Zero-Knowledge Machine Learning: Verifying Model Integrity Cryptographically
Relying on hosted machine learning models introduces a security risk. When you send your private data to an online API, the company hosting it can see everything; compromising user privacy. In addition, customers have no way to prove a cloud server actually ran the exact model you paid for. It would be very easy to cheat users with a cheaper version behind their backs. On the other hand, when a model owner distributes a weight file for local execution to protect user privacy, they risk exposing their proprietary model specifications.
Zero-Knowledge Machine Learning (zkML) solves all of those problems. By combining advanced cryptography and deep learning, zkML enables a prover to mathematically prove that a specific machine learning inference was executed correctly without revealing either parties' private data. This verification process hides selected inputs, outputs, or internal model parameters, securing both data privacy and intellectual property.
Translating Neural Networks to Arithmetic Circuits
To generate a zero-knowledge proof, the operations of a neural network must be converted into a mathematical format called an arithmetic circuit. These circuits consist of addition and multiplication gates operating over a massive finite field of integers modulo a very large prime number.

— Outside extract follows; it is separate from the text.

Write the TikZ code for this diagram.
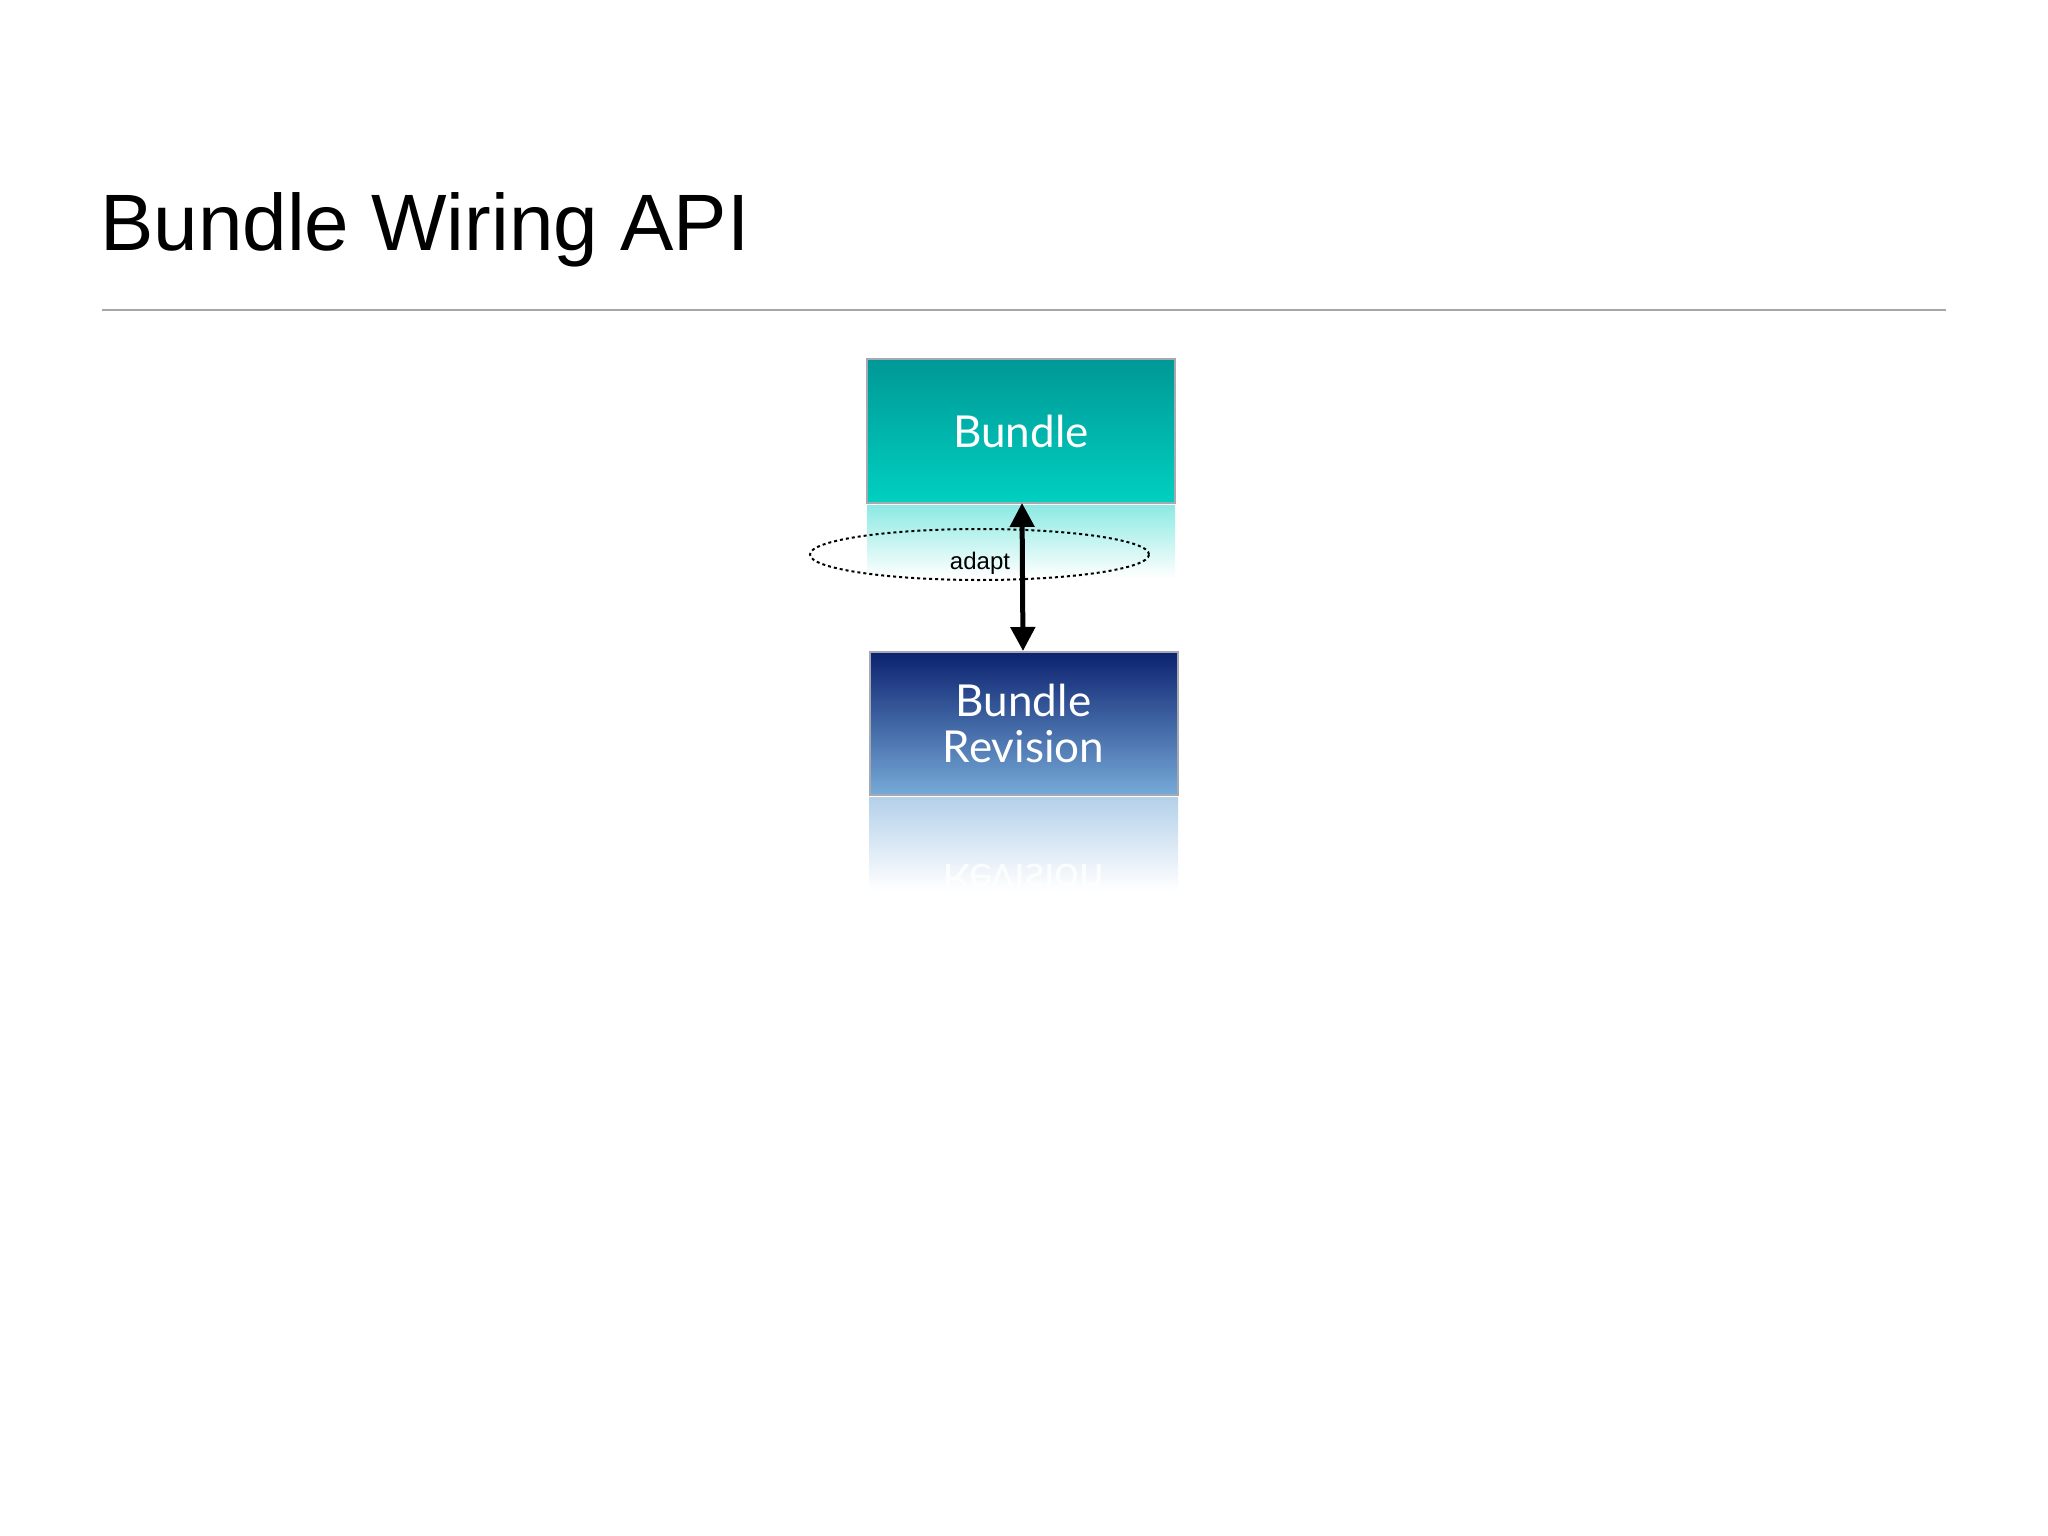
\documentclass[tikz,border=0pt]{standalone}
\usepackage{fontspec}
\setmainfont{Lato}
\newfontfamily\titlefont{Liberation Sans}
\usetikzlibrary{arrows.meta,shapes.geometric}
\definecolor{tealtop}{RGB}{0,152,150}
\definecolor{tealbot}{RGB}{0,208,192}
\definecolor{navytop}{RGB}{12,34,112}
\definecolor{navybot}{RGB}{118,170,216}
\definecolor{boxborder}{RGB}{165,170,178}
\tikzset{
  box/.style={draw=boxborder, line width=2pt, minimum width=308pt, text=white, font=\fontsize{44}{50}\selectfont, align=center},
}
\begin{document}
\begin{tikzpicture}[x=1pt,y=-1pt]
\useasboundingbox (0,0) rectangle (2048,1536);
\fill[white] (0,0) rectangle (2048,1536);
\node[anchor=base west, font=\titlefont\fontsize{80}{90}\selectfont, inner sep=0] (title) at (100,250) {Bundle Wiring API};
\draw[gray!70, line width=2.5pt] (102,310) -- (1946,310);
% reflections
\shade[top color=tealbot!45, bottom color=white] (867,505) rectangle (1175,578);
\shade[top color=navybot!55, bottom color=white] (869,797) rectangle (1178,890);
\begin{scope}
\clip (869,797) rectangle (1178,890);
\node[text=white, opacity=0.8, font=\fontsize{44}{50}\selectfont, yscale=-1] at (1023.5,880) {Revision};
\end{scope}
\node[box, minimum height=144pt, top color=tealtop, bottom color=tealbot] (bundle) at (1021,431) {Bundle};
\node[box, minimum height=143pt, top color=navytop, bottom color=navybot] (rev) at (1023.5,723.5) {Bundle\\[-4pt]Revision};
\node[ellipse, draw, dashed, line width=2pt, minimum width=339pt, minimum height=51pt] (ell) at (979.5,554.5) {};
\node[font=\titlefont\fontsize{24}{28}\selectfont] (adapt) at (980,563) {adapt};
\draw[line width=5pt, {Triangle[length=24pt,width=24pt]}-{Triangle[length=24pt,width=24pt]}, shorten <=-1pt] (bundle.south -| 1022,0) -- (rev.north -| 1023,0);
\end{tikzpicture}
\end{document}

Linear operations, such as matrix multiplications and additions, are straightforward to represent in this structure. However, non-linear activation functions pose a major challenge for cryptographic proof systems. A standard Rectified Linear Unit activation function, which simply outputs the input if it is positive and zero otherwise, is non-polynomial and non-differentiable at zero. Cryptographic proof systems struggle with such step functions.
To bypass this, developers use polynomial approximations to verify non-linear transitions. For example, a smooth polynomial curve can approximate the sharp bend of an activation function by using a small regularization factor. Alternatively, developers utilize lookup tables. These tables allow the prover to prove that a value belongs to a pre-computed set, removing the need to compute complex mathematical transformations directly inside the arithmetic circuit.
The Scale and Quantization Challenge
Standard machine learning models operate using high precision floating-point (decimal) numbers. Cryptographic proof systems operate strictly over integers within a prime field.
To bridge the gap, zkML pipelines require quantization. Specifically, scaling floating-point values into fixed-point integer representations. If we have a floating-point value, we multiply it by a fixed scaling factor and round the result to the nearest integer. This quantization must be planned carefully. If you choose too small of a scale factor, severe rounding errors can occur. That means losing important details and degrading the model's accuracy. If you choose too large of a scale factor, integer values explode and surpass the maximum size allowed by the prime number field. If an integer value exceeds the maximum size, a modulo wrap-around is performed, corrupting the semantic logic of the model, even though the cryptographic proof itself remains technically valid.
Overcoming the Proof Generation Bottleneck
The biggest roadblock that’s holding zkML back is the compute overhead. While verifying a completed proof takes milliseconds, generating a proof for a model with millions of parameters can take minutes or even hours. Running these operations on standard CPUs is quite inefficient. To make zkML practical, systems engineers rely on specialized hardware acceleration. Graphics Processing Units (GPUs) and Field Programmable Gate Arrays (FPGAs) are used to compute Multi-Scalar Multiplications and Number-Theoretic Transforms in parallel. At the same time, compiler frameworks compile standard deep learning formats into zero-knowledge circuit representations, bridging the gap between intermediate formats like ONNX and cryptographic backends. With compiler optimizations and hardware acceleration, proof generation times rapidly decrease, bringing cryptographically verified AI closer to production reality.